Task to carry out:
Reproduce the material below line by line, beginning with its first line and ending with the line that contains "[4.78, 4.85, 27.65];"; leave out pictures.
* BEGIN *
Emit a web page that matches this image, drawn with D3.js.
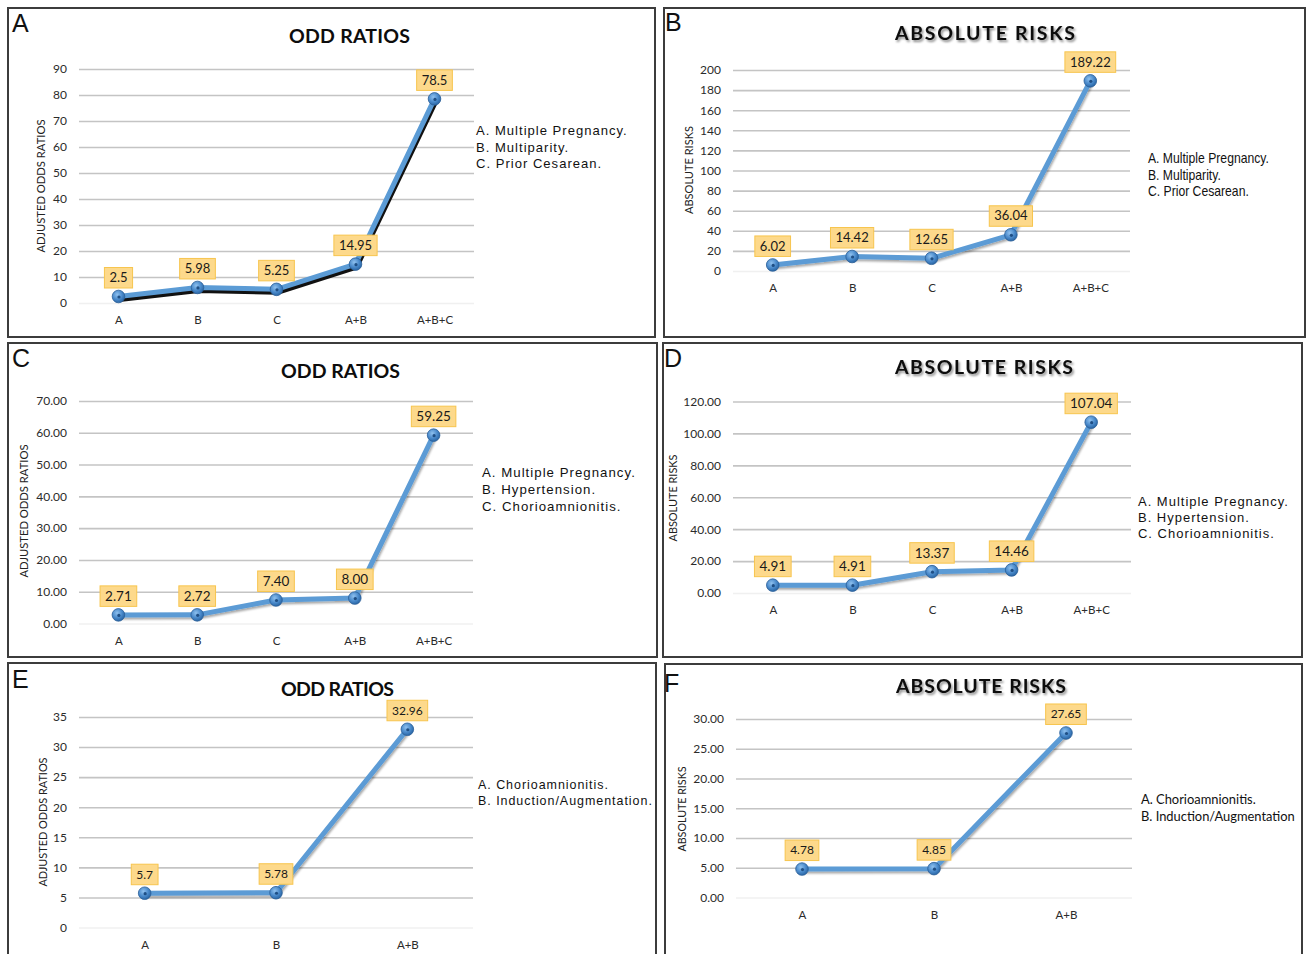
<!DOCTYPE html>
<html><head><meta charset="utf-8">
<script src="https://cdn.jsdelivr.net/npm/d3@7"></script>
<style>
body{margin:0;background:#fff;}
svg{display:block;}
</style></head><body>
<svg id="chart" width="1307" height="954"></svg>
<script>
// ---------- DATA ----------
const categories5 = ["A", "B", "C", "A+B", "A+B+C"];
const categories3 = ["A", "B", "A+B"];

const oddsRatiosA = [2.5, 5.98, 5.25, 14.95, 78.5];
const absRisksB   = [6.02, 14.42, 12.65, 36.04, 189.22];
const oddsRatiosC = [2.71, 2.72, 7.40, 8.00, 59.25];
const absRisksD   = [4.91, 4.91, 13.37, 14.46, 107.04];
const oddsRatiosE = [5.7, 5.78, 32.96];
const absRisksF   = [4.78, 4.85, 27.65];

const ticksA = [0, 10, 20, 30, 40, 50, 60, 70, 80, 90];
const ticksB = [0, 20, 40, 60, 80, 100, 120, 140, 160, 180, 200];
const ticksC = [0, 10, 20, 30, 40, 50, 60, 70];
const ticksD = [0, 20, 40, 60, 80, 100, 120];
const ticksE = [0, 5, 10, 15, 20, 25, 30, 35];
const ticksF = [0, 5, 10, 15, 20, 25, 30];

const legendAB = ["A. Multiple Pregnancy.", "B. Multiparity.", "C. Prior Cesarean."];
const legendCD = ["A. Multiple Pregnancy.", "B. Hypertension.", "C. Chorioamnionitis."];
const legendE  = ["A. Chorioamnionitis.", "B. Induction/Augmentation."];
const legendF  = ["A. Chorioamnionitis.", "B. Induction/Augmentation"];

const titleOR = "ODD RATIOS";
const titleAR = "ABSOLUTE RISKS";
const yTitleOR = "ADJUSTED ODDS RATIOS";
const yTitleAR = "ABSOLUTE RISKS";

const fmtPlain = d => String(d);
const fmt2 = d3.format(".2f");
const fmtInt = d3.format("d");

// ---------- LAYOUT ----------
const panels = [
  {letter:"A", box:[8,8,655,337], lx:12, ly:32,
   cats:categories5, vals:oddsRatiosA, ticks:ticksA, tickFmt:fmtInt, labFmt:fmtPlain,
   x0:79, x1:474, y0:303, yTop:69,
   title:titleOR, tx:349.5, ty:43, tw:121, shadowTitle:false,
   ytitle:yTitleOR, ytx:45, yty:186, ytw:133,
   legend:legendAB, legX:476, legY:135, legDy:16.6, legStyle:"spaced", legW:152,
   labSize:13, lineShadow:"black"},
  {letter:"B", box:[664,8,1305,337], lx:665, ly:31,
   cats:categories5, vals:absRisksB, ticks:ticksB, tickFmt:fmtInt, labFmt:fmt2,
   x0:733, x1:1130, y0:271, yTop:70,
   title:titleAR, tx:985, ty:39.5, tw:180, shadowTitle:true,
   ytitle:yTitleAR, ytx:693, yty:170, ytw:88,
   legend:legendAB, legX:1148, legY:163.3, legDy:16.3, legStyle:"narrow", legW:121,
   labSize:13, lineShadow:"soft"},
  {letter:"C", box:[8,343,657,657], lx:12, ly:367,
   cats:categories5, vals:oddsRatiosC, ticks:ticksC, tickFmt:fmt2, labFmt:fmt2,
   x0:79, x1:473, y0:623.5, yTop:401,
   title:titleOR, tx:340.5, ty:378, tw:119, shadowTitle:false,
   ytitle:yTitleOR, ytx:28, yty:511, ytw:133,
   legend:legendCD, legX:482, legY:477, legDy:17, legStyle:"spaced", legW:154,
   labSize:13.5, lineShadow:"soft"},
  {letter:"D", box:[663,343,1302,657], lx:664, ly:367,
   cats:categories5, vals:absRisksD, ticks:ticksD, tickFmt:fmt2, labFmt:fmt2,
   x0:733, x1:1131, y0:593, yTop:401.5,
   title:titleAR, tx:984, ty:374, tw:178, shadowTitle:true,
   ytitle:yTitleAR, ytx:677, yty:498, ytw:87,
   legend:legendCD, legX:1138, legY:505.7, legDy:16.4, legStyle:"spaced", legW:151,
   labSize:13.5, lineShadow:"soft"},
  {letter:"E", box:[8,663,656,960], lx:12, ly:688,
   cats:categories3, vals:oddsRatiosE, ticks:ticksE, tickFmt:fmtInt, labFmt:fmtPlain,
   x0:79, x1:473, y0:927.5, yTop:717,
   title:titleOR, tx:337.5, ty:696, tw:113, shadowTitle:false,
   ytitle:yTitleOR, ytx:47, yty:822, ytw:129,
   legend:legendE, legX:478, legY:789.3, legDy:16, legStyle:"spaced", legW:175,
   labSize:12, lineShadow:"soft"},
  {letter:"F", box:[665,664,1302,960], lx:664, ly:692,
   cats:categories3, vals:absRisksF, ticks:ticksF, tickFmt:fmt2, labFmt:fmt2,
   x0:736, x1:1132, y0:897.5, yTop:719,
   title:titleAR, tx:981, ty:693, tw:170, shadowTitle:true,
   ytitle:yTitleAR, ytx:686, yty:809, ytw:85,
   legend:legendF, legX:1141, legY:804, legDy:16.7, legStyle:"calibri", legW:154,
   labSize:12, lineShadow:"soft"}
];

const svg = d3.select("#chart");
const defs = svg.append("defs");

const grad = defs.append("radialGradient").attr("id","mk").attr("cx","0.4").attr("cy","0.35").attr("r","0.7");
grad.append("stop").attr("offset","0%").attr("stop-color","#8ec0ee");
grad.append("stop").attr("offset","55%").attr("stop-color","#4a8acb");
grad.append("stop").attr("offset","100%").attr("stop-color","#25609e");

const softShadow = defs.append("filter").attr("id","softShadow").attr("x","-10%").attr("y","-10%").attr("width","120%").attr("height","130%");
softShadow.append("feDropShadow").attr("dx",1).attr("dy",2).attr("stdDeviation",1.2).attr("flood-color","#000").attr("flood-opacity",0.35);

const titleShadow = defs.append("filter").attr("id","titleShadow").attr("x","-10%").attr("y","-30%").attr("width","120%").attr("height","160%");
titleShadow.append("feDropShadow").attr("dx",1.5).attr("dy",2).attr("stdDeviation",1.2).attr("flood-color","#000").attr("flood-opacity",0.45);

panels.forEach(p => {
  const g = svg.append("g");
  // border
  g.append("rect")
    .attr("x", p.box[0]).attr("y", p.box[1])
    .attr("width", p.box[2]-p.box[0]).attr("height", p.box[3]-p.box[1])
    .attr("fill","#fff").attr("stroke","#3c3c3c").attr("stroke-width",2);

  // panel letter
  g.append("text").attr("x",p.lx).attr("y",p.ly)
    .attr("font-family","'Liberation Sans', Arial, sans-serif")
    .attr("font-size",25).attr("fill","#111").text(p.letter);

  const x = d3.scalePoint().domain(p.cats).range([p.x0, p.x1]).padding(0.5);
  const yMax = p.ticks[p.ticks.length-1];
  const y = d3.scaleLinear().domain([0, yMax]).range([p.y0, p.yTop]);

  // y axis with gridlines
  const yAxis = g.append("g").attr("transform",`translate(${p.x0},0)`)
    .call(d3.axisLeft(y).tickValues(p.ticks).tickFormat(p.tickFmt)
      .tickSize(-(p.x1-p.x0)).tickPadding(12));
  yAxis.select(".domain").remove();
  yAxis.selectAll(".tick line")
    .attr("stroke", d => d === 0 ? "#f0f0f0" : "#c4c4c4")
    .attr("stroke-width", 1.6);
  yAxis.selectAll(".tick text")
    .attr("font-family","Lato, 'Open Sans', sans-serif")
    .attr("font-size",12).attr("fill","#2b2b2b");

  // x axis labels
  const xAxis = g.append("g").attr("transform",`translate(0,${p.y0})`)
    .call(d3.axisBottom(x).tickSize(0).tickPadding(13));
  xAxis.select(".domain").remove();
  xAxis.selectAll(".tick text")
    .attr("font-family","Lato, 'Open Sans', sans-serif")
    .attr("font-size",11.5).attr("fill","#2b2b2b");

  // title
  const t = g.append("text").attr("x",p.tx).attr("y",p.ty)
    .attr("text-anchor","middle")
    .attr("font-family","Lato, 'Open Sans', sans-serif")
    .attr("font-weight","bold").attr("font-size",19.5).attr("fill","#0d0d0d")
    .attr("textLength",p.tw).attr("lengthAdjust","spacing")
    .text(p.title);
  if (p.shadowTitle) t.attr("filter","url(#titleShadow)");

  // y title
  g.append("text")
    .attr("transform",`translate(${p.ytx},${p.yty}) rotate(-90)`)
    .attr("text-anchor","middle")
    .attr("font-family","Lato, 'Open Sans', sans-serif")
    .attr("font-size",10.5).attr("fill","#222")
    .attr("textLength",p.ytw).attr("lengthAdjust","spacingAndGlyphs")
    .text(p.ytitle);

  // legend
  const leg = g.append("g");
  p.legend.forEach((s,i) => {
    const tt = leg.append("text").attr("x",p.legX).attr("y",p.legY + i*p.legDy).attr("fill","#111").text(s);
    if (p.legStyle === "spaced") {
      tt.attr("font-family","'Liberation Sans', Arial, sans-serif").attr("font-size",13).attr("letter-spacing",1);
    } else if (p.legStyle === "narrow") {
      tt.attr("font-family","'Liberation Sans Narrow', 'Liberation Sans', Arial, sans-serif").attr("font-size",14);
    } else {
      tt.attr("font-family","Lato, 'Open Sans', sans-serif").attr("font-size",13);
    }
  });
  // scale legend so that its widest line matches the reference width
  let maxW = 0;
  leg.selectAll("text").each(function(){ maxW = Math.max(maxW, this.getComputedTextLength()); });
  const sc = p.legW / maxW;
  leg.attr("transform",`translate(${p.legX},0) scale(${sc},1) translate(${-p.legX},0)`);

  // line
  const pts = p.vals.map((v,i) => [x(p.cats[i]), y(v)]);
  const line = d3.line();
  if (p.lineShadow === "black") {
    g.append("path").attr("d", line(pts.map(d => [d[0]+1, d[1]+3])))
      .attr("fill","none").attr("stroke","#111").attr("stroke-width",5)
      .attr("stroke-linejoin","round").attr("stroke-linecap","round");
  }
  const lg = g.append("g");
  if (p.lineShadow === "soft") lg.attr("filter","url(#softShadow)");
  lg.append("path").attr("d", line(pts))
    .attr("fill","none").attr("stroke","#5b9bd5").attr("stroke-width",5)
    .attr("stroke-linejoin","round").attr("stroke-linecap","round");

  // markers
  pts.forEach(d => {
    g.append("circle").attr("cx",d[0]).attr("cy",d[1]).attr("r",6.3)
      .attr("fill","url(#mk)").attr("stroke","#2a5e98").attr("stroke-width",0.8);
    g.append("circle").attr("cx",d[0]+0.5).attr("cy",d[1]+0.5).attr("r",1.6)
      .attr("fill","#1f4f85");
  });

  // data labels
  p.vals.forEach((v,i) => {
    const cx = x(p.cats[i]), cy = y(v) - 19;
    const lab = g.append("g");
    const rect = lab.append("rect");
    const tx = lab.append("text").attr("x",cx).attr("y",cy).attr("dy","0.36em")
      .attr("text-anchor","middle")
      .attr("font-family","Lato, 'Open Sans', sans-serif")
      .attr("font-size",p.labSize).attr("fill","#1a1a1a")
      .text(p.labFmt(v));
    const w = tx.node().getComputedTextLength() + 10;
    rect.attr("x",cx - w/2).attr("y",cy - 10).attr("width",w).attr("height",20.5)
      .attr("fill","#fdd98b").attr("stroke","#f7c54e").attr("stroke-width",1);
  });
});
</script>
</body></html>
* END *
Task solution:
Emit a web page that matches this image, drawn with D3.js.
<!DOCTYPE html>
<html><head><meta charset="utf-8">
<script src="https://cdn.jsdelivr.net/npm/d3@7"></script>
<style>
body{margin:0;background:#fff;}
svg{display:block;}
</style></head><body>
<svg id="chart" width="1307" height="954"></svg>
<script>
// ---------- DATA ----------
const categories5 = ["A", "B", "C", "A+B", "A+B+C"];
const categories3 = ["A", "B", "A+B"];

const oddsRatiosA = [2.5, 5.98, 5.25, 14.95, 78.5];
const absRisksB   = [6.02, 14.42, 12.65, 36.04, 189.22];
const oddsRatiosC = [2.71, 2.72, 7.40, 8.00, 59.25];
const absRisksD   = [4.91, 4.91, 13.37, 14.46, 107.04];
const oddsRatiosE = [5.7, 5.78, 32.96];
const absRisksF   = [4.78, 4.85, 27.65];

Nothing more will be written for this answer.